Late updated: 2023-09-18
I shoot film and digital, though mostly digital recently due to the cost of film. Digital is personally a more flexible medium for the types of subjects I like to photograph (birds, landscape, scenery, not people). I'm already overwhelmed with the number of digital files to sort through, adding consistent film development and scanning time to the hobby would just turn me off of it. I'll still pick up my film cameras every now and again, but it's really been all digital for me for quite some time now.
It is weather sealed, an essential feature for anyone living in a place that rains, and does so unpredictably, like I do, and who wants a compact camera to carry on a daily basis. This camera replaced a Nikon D7200, a brilliant APS-C DSLR which itself deserves a lot of praise for getting me into photographing birds. Micro four thirds is lighter and less expensive (when considering the lenses) than anything else in its class. I love the photographs I get and every other camera I have is a peculiarity, justified only by the feeling of using it, and not by the practicality, a category in which this camera is undeniably superior.
This luxurious digital rangefinder does not have a screen and has terrible battery life, but is a joy to use, when it works. The software has proven to be rather finicky and support for the 32 bit version of the camera (which I still have) is apparently sidelined by the dominant 64 bit version. It is a tempting upgrade, almost exclusively for the auto-ISO feature, but the 32 bit camera does everything else I want it to do to the point where I never find it lacking—again, provided the software works!
My Android "smart" phone (it's quite incapable, so "smart" is a generous descriptor) barely opens the Pixii app, so my usage of the Pixii mirrors my usage of film cameras.

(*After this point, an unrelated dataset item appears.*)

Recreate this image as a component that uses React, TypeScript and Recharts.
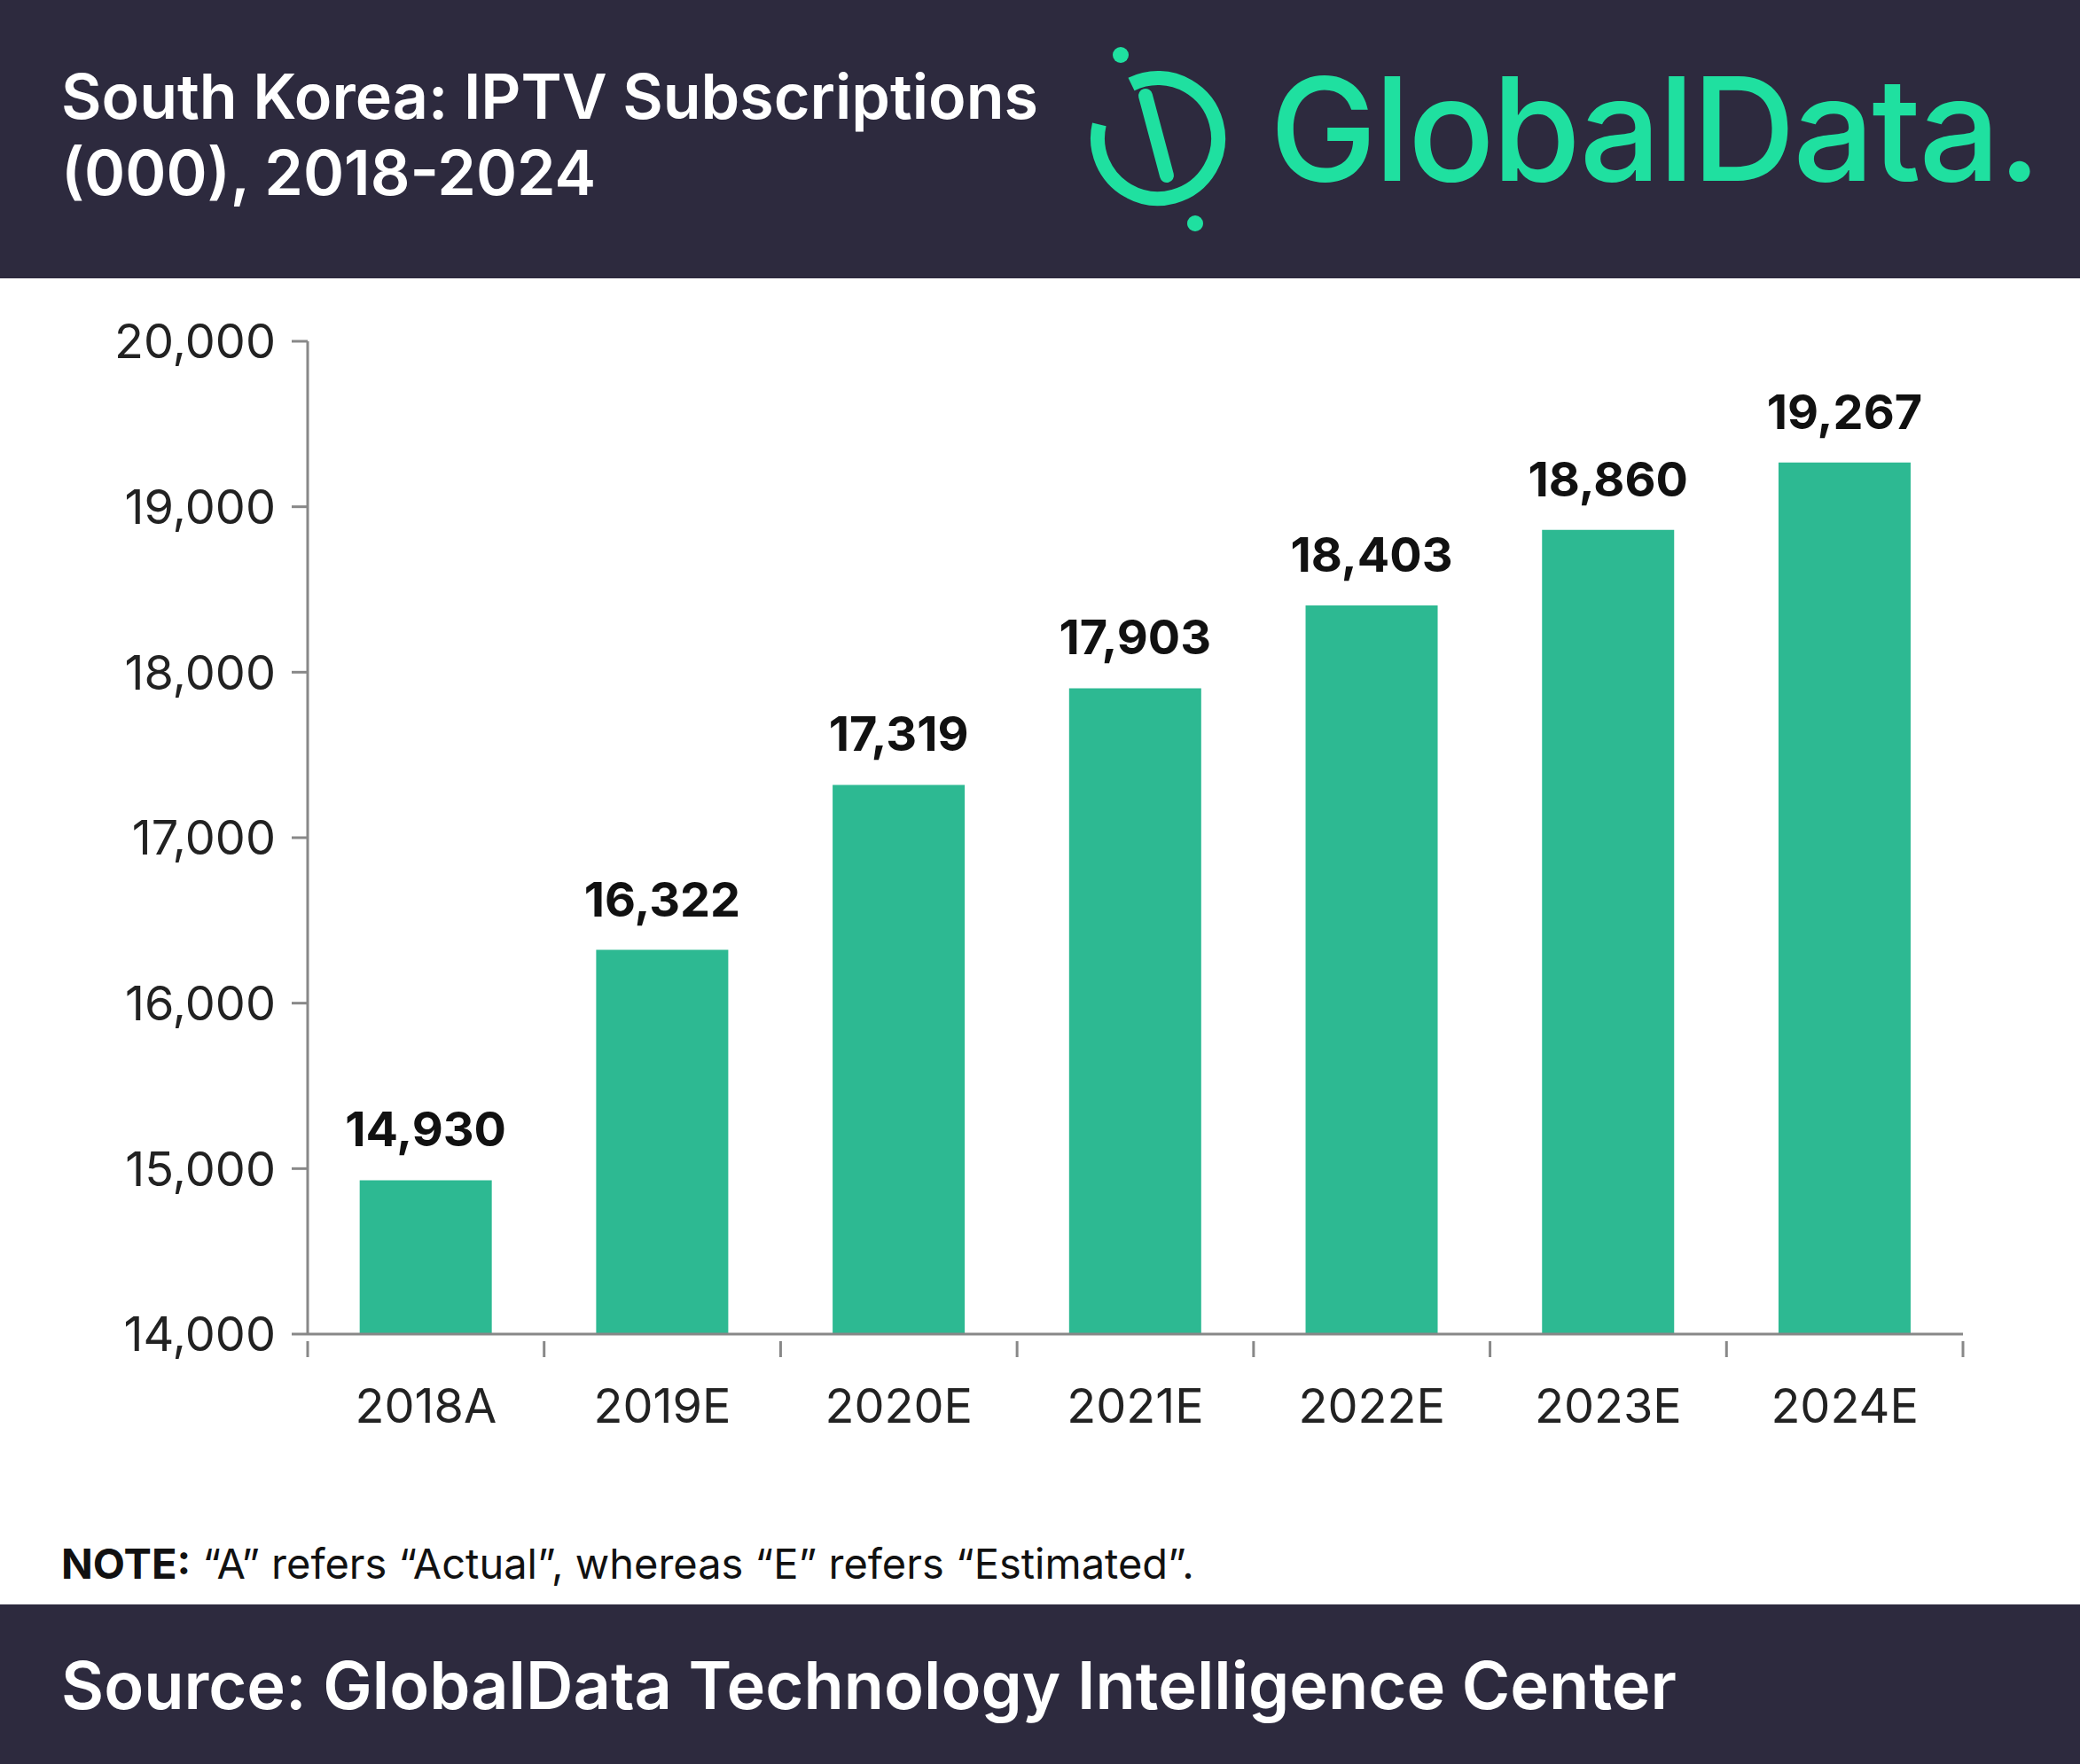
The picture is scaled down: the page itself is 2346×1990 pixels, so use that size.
import React from 'react';
import { BarChart, Bar, XAxis, YAxis, LabelList } from 'recharts';

const years = ['2018A', '2019E', '2020E', '2021E', '2022E', '2023E', '2024E'];
const subscriptions = [14930, 16322, 17319, 17903, 18403, 18860, 19267];
const yTicks = [14000, 15000, 16000, 17000, 18000, 19000, 20000];

const data = years.map((year, i) => ({ year, value: subscriptions[i] }));

const DARK = '#2d2a3e';
const GREEN = '#2db992';
const FONT = 'Inter, "Noto Sans", sans-serif';
const BAND = (2214 - 347) / years.length;

const fmt = (v: number) => v.toLocaleString('en-US');

// ticks sit between categories, labels centred under the bars
const XTick = (props: any) => {
  const { x, y, payload, index } = props;
  const last = index === years.length - 1;
  return (
    <g>
      <line x1={x - BAND / 2} y1={y} x2={x - BAND / 2} y2={y + 18} stroke="#888" strokeWidth={3} />
      {last && <line x1={x + BAND / 2} y1={y} x2={x + BAND / 2} y2={y + 18} stroke="#888" strokeWidth={3} />}
      <text x={x} y={y + 92} textAnchor="middle" fill="#222" fontSize={54} fontFamily={FONT}>
        {payload.value}
      </text>
    </g>
  );
};

export default function App() {
  return (
    <div style={{ position: 'absolute', left: 0, top: 0, width: 2346, height: 1990, background: '#fff', fontFamily: FONT, overflow: 'hidden' }}>
      <div style={{ position: 'absolute', left: 0, top: 0, width: 2346, height: 314, background: DARK }}>
        <div style={{ position: 'absolute', left: 69, top: 66, color: '#fff', fontSize: 70, fontWeight: 600, lineHeight: '86px' }}>
          South Korea: IPTV Subscriptions
          <br />
          (000), 2018-2024
        </div>
        <svg style={{ position: 'absolute', left: 1220, top: 48 }} width={180} height={220}>
          <circle cx={86} cy={108} r={68} fill="none" stroke="#1fe0a0" strokeWidth={16} strokeDasharray="300 60" transform="rotate(-60 86 108)" />
          <line x1={72} y1={60} x2={96} y2={150} stroke="#1fe0a0" strokeWidth={16} strokeLinecap="round" />
          <circle cx={44} cy={14} r={9} fill="#1fe0a0" />
          <circle cx={128} cy={204} r={9} fill="#1fe0a0" />
        </svg>
        <div style={{ position: 'absolute', left: 1432, top: 60, color: '#1fe0a0', fontSize: 162, fontWeight: 500, lineHeight: '170px', letterSpacing: -3 }}>
          GlobalData.
        </div>
      </div>

      <div style={{ position: 'absolute', left: 0, top: 314 }}>
        <BarChart width={2346} height={1400} data={data} margin={{ top: 71, right: 132, left: 0, bottom: 109 }} barCategoryGap="22%">
          <XAxis
            dataKey="year"
            stroke="#888"
            strokeWidth={3}
            tickLine={false}
            height={100}
            tick={<XTick />}
            interval={0}
          />
          <YAxis
            domain={[14000, 20000]}
            ticks={yTicks}
            width={347}
            stroke="#888"
            strokeWidth={3}
            tickSize={18}
            tickMargin={18}
            tickFormatter={fmt}
            tick={{ fill: '#222', fontSize: 54, fontFamily: FONT }}
          />
          <Bar dataKey="value" fill={GREEN} isAnimationActive={false}>
            <LabelList dataKey="value" position="top" offset={38} formatter={(v: number) => fmt(v)} style={{ fill: '#111', fontSize: 54, fontWeight: 700, fontFamily: FONT }} />
          </Bar>
        </BarChart>
      </div>

      <div style={{ position: 'absolute', left: 69, top: 1735, fontSize: 47, color: '#111' }}>
        <b>NOTE:</b> “A” refers “Actual”, whereas “E” refers “Estimated”.
      </div>

      <div style={{ position: 'absolute', left: 0, top: 1810, width: 2346, height: 180, background: DARK }}>
        <div style={{ position: 'absolute', left: 69, top: 46, color: '#fff', fontSize: 74, fontWeight: 600 }}>
          Source: GlobalData Technology Intelligence Center
        </div>
      </div>
    </div>
  );
}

Pure joy in a compact camera. It fits in some of my trouser's pockets and helped reignite my love for photography when my old DSLR had dragged me down (literally and figuratively!). The lack of weather sealing makes it inappropriate for carrying around on a daily basis for about half of the year when nearly every day has at least a sprinkle of rain; but, on a clear day for walking around, when I don't want to be encumbered by a camera with interchangeable lenses, I love this thing.

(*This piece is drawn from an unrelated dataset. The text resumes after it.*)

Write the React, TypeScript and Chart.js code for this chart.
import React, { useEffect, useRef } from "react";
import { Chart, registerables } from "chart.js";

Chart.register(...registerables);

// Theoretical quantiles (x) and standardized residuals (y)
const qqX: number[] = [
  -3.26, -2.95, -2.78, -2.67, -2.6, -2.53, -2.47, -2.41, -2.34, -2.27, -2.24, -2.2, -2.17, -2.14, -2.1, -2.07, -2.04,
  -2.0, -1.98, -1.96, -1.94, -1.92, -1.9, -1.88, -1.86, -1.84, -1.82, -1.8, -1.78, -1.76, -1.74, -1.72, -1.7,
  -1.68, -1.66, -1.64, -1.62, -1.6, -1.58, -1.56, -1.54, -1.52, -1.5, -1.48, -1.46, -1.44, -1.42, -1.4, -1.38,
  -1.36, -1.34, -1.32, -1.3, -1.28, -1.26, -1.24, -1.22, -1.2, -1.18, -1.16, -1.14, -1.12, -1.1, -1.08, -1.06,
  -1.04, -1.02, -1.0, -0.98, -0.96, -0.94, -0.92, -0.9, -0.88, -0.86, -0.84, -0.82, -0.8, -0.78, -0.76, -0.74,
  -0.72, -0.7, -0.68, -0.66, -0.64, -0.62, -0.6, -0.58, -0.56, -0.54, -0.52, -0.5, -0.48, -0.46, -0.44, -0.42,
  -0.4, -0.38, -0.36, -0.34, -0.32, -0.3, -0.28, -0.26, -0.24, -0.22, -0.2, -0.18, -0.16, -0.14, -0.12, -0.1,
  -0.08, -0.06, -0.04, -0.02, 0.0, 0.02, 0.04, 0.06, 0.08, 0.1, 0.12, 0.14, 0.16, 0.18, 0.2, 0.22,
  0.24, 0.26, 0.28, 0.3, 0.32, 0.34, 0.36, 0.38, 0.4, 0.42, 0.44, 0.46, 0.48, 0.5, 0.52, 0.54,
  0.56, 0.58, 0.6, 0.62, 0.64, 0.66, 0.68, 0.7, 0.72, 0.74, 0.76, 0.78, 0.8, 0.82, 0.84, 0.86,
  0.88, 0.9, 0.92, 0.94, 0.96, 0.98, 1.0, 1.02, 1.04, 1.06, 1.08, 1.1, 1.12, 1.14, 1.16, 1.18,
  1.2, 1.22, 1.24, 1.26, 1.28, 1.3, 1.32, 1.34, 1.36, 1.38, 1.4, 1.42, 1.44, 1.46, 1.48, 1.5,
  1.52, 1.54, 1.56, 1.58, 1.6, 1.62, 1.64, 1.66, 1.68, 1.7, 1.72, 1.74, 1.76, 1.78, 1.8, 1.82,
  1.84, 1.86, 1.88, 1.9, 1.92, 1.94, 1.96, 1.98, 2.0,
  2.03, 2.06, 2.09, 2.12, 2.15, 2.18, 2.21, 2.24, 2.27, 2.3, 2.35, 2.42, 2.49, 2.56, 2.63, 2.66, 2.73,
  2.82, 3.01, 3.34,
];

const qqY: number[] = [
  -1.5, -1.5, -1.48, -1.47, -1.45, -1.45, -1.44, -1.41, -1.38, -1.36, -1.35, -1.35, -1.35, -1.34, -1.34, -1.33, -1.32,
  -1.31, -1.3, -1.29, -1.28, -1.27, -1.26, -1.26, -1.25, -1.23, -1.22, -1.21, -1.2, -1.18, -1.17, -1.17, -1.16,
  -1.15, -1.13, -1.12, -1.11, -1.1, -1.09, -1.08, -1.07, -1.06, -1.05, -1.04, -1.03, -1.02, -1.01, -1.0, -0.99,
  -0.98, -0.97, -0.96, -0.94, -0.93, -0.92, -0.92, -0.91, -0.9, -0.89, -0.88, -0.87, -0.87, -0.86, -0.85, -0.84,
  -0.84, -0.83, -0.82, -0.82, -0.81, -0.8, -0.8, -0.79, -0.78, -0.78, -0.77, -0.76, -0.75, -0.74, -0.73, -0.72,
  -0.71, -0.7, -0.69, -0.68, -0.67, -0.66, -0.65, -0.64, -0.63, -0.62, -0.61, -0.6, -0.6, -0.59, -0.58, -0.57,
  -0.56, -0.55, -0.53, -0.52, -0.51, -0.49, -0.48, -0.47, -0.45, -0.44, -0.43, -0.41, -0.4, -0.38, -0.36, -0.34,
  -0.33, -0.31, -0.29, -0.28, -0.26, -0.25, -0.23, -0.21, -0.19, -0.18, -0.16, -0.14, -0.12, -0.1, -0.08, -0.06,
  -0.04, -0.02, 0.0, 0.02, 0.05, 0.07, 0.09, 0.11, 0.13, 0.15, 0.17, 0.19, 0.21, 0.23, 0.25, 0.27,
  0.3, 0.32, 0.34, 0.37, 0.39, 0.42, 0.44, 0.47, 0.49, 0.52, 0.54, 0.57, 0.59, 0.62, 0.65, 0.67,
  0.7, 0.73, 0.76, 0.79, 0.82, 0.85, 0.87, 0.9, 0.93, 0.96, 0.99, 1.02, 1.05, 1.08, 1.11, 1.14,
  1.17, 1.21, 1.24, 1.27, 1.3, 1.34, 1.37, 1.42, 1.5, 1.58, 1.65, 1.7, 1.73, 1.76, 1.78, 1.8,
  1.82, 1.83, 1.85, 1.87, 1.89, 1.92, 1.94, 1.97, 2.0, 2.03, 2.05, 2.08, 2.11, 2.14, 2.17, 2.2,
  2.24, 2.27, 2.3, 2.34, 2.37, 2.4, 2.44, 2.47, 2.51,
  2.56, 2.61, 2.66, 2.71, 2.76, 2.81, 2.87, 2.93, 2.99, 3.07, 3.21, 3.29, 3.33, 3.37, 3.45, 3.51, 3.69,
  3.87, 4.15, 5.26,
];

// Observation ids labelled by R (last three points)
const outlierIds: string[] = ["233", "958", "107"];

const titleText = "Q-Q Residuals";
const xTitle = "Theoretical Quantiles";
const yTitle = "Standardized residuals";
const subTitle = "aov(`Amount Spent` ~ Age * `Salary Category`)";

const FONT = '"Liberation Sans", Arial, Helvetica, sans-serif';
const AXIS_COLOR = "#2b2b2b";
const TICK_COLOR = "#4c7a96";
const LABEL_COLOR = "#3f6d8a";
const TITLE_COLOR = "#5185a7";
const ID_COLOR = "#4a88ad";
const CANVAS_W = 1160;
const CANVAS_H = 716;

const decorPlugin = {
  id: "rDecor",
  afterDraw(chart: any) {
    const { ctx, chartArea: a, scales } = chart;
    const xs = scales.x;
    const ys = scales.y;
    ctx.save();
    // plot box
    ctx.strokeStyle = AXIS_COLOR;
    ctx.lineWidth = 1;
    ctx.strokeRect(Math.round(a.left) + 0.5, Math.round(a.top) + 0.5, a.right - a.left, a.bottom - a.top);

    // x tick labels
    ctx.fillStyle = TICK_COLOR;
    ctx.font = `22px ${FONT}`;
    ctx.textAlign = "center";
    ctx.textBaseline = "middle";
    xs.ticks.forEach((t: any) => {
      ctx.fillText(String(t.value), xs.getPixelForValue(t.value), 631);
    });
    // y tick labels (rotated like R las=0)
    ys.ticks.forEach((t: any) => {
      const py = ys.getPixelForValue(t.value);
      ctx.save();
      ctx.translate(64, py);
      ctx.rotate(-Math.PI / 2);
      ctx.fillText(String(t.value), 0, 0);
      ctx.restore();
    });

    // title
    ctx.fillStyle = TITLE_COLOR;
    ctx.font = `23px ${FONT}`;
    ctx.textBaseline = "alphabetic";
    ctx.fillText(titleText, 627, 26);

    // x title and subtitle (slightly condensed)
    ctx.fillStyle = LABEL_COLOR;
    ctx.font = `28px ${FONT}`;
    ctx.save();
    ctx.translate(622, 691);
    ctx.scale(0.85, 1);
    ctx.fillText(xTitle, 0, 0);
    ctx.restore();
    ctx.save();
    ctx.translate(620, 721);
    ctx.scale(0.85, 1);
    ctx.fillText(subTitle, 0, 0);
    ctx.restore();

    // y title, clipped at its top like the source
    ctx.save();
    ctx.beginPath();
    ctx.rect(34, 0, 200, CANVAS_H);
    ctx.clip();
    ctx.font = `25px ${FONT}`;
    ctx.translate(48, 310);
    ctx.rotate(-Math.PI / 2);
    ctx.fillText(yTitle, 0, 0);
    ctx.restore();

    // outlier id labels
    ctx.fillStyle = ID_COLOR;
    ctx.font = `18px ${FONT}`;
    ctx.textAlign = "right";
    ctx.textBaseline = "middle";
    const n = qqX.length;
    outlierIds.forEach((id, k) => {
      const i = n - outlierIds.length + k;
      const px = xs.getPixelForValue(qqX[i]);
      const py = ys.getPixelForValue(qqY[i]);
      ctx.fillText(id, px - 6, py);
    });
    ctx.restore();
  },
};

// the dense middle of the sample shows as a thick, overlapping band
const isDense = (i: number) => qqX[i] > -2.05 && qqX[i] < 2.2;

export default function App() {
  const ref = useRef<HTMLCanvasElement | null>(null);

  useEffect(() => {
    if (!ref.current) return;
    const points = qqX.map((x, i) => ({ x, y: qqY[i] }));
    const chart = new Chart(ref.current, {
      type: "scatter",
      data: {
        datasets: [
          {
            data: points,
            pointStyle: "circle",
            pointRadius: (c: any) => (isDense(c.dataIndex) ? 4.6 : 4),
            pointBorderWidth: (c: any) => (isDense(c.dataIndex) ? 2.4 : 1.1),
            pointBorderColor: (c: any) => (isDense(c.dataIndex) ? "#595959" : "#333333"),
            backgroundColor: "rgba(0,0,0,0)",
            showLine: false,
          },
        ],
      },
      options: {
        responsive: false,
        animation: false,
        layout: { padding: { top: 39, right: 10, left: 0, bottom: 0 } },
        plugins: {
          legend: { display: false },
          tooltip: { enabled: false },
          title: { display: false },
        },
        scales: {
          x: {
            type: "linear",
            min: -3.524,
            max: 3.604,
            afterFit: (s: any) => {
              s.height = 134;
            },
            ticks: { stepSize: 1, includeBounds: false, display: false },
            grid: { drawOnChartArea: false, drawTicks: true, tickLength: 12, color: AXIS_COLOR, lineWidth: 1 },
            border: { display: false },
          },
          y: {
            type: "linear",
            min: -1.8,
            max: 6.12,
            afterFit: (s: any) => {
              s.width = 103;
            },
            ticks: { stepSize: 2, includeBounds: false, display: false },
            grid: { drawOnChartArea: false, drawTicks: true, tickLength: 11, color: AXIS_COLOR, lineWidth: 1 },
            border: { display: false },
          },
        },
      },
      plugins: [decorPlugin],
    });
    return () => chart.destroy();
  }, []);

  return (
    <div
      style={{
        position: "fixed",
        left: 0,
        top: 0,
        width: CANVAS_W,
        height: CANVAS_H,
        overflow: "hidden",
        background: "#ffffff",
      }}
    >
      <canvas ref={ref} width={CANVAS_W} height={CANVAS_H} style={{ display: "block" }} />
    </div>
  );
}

I picked two of these up at an op-shop. This camera has a dedicate page discussing it.
A tremendous camera that is a joy to use, with a microprism focusing ring that never fails, and good built-in metering to boot. What's to say about a classic.
Aside from the Pixii, probably the most illustrious camera I own, despite its historical lack of prestige! From what I understand it's recently picked up popularity as a less expensive alternative to Leica cameras. I don't know about all that, but it's the rangefinder that got me in to rangefinders and is fun to carry around for a day. The simplicity of the fixed lens and the joy of using a rangefinder (in particular the slowness of it, at least for me) makes this my favourite film camera.
This camera came to me by way of a lot of hundreds of old cameras for sale on Craigslist for $1000 (US) that popped up just before I left the US. Someone had bought a house way out in the country and discovered a massive pile of cameras in the shed in their backyard. Apparently the previous owner was a camera collector, and my goodness did he collect… I was tempted to bite the bullet and buy them because it was an unbelievable find, including several cameras that by themselves justified the price tag. The lot of them were dusty as can be, and the lenses were mostly trashed from being kept in a shed for years; but none of the cameras looked like they couldn't be cleaned with some TLC, and some were easily worth 500+ USD even just for parts. But, it was an all or nothing kind of deal and would have filled the car I was in. As much as it seemed like a heck of a fun idea, I was less than a month away from moving overseas and would need sort out shipping these cameras. At that point it seemed less justifiable. I chickened out after spending about an hour indecisively picking through to see what wonders were in the pile. It was just too many cameras (who knew such a quantity existed). I said no and the guy selling them was clearly disappointed, but told me to go pick any one camera and I could have it for 10 bucks. Not sure entirely why he felt so generous. I searched desperately for one of the XPans he'd listed on the inventory list, but couldn't find it, so settled on one of the three SX-70s in the pile. It was dusty but nothing suggested it couldn't be cleaned up. That was that.
Once I got home, I spent time looking into SX-70 cleaning. Turns out they're a pain in the ass to open up, even if you have the right tool, which was unlikely because you need a proprietary screwdriver that no one makes anymore and is nearly impossible to find for a reasonable price. You can make your own with a rotary grinder, but I didn't have one so no dice there either. In the end I shipped it off to Retrospekt who did a beautiful job with it. If you're in the US, I'd recommend them in a heartbeat. They were super responsive via email when I had questions and went the extra mile to help me out. The camera came back in like-new condition and has worked perfectly ever since.
However, Polaroid film continues to be an absurdly expensive film medium, to the point where I don't think I've shot a single Polaroid frame in 2023.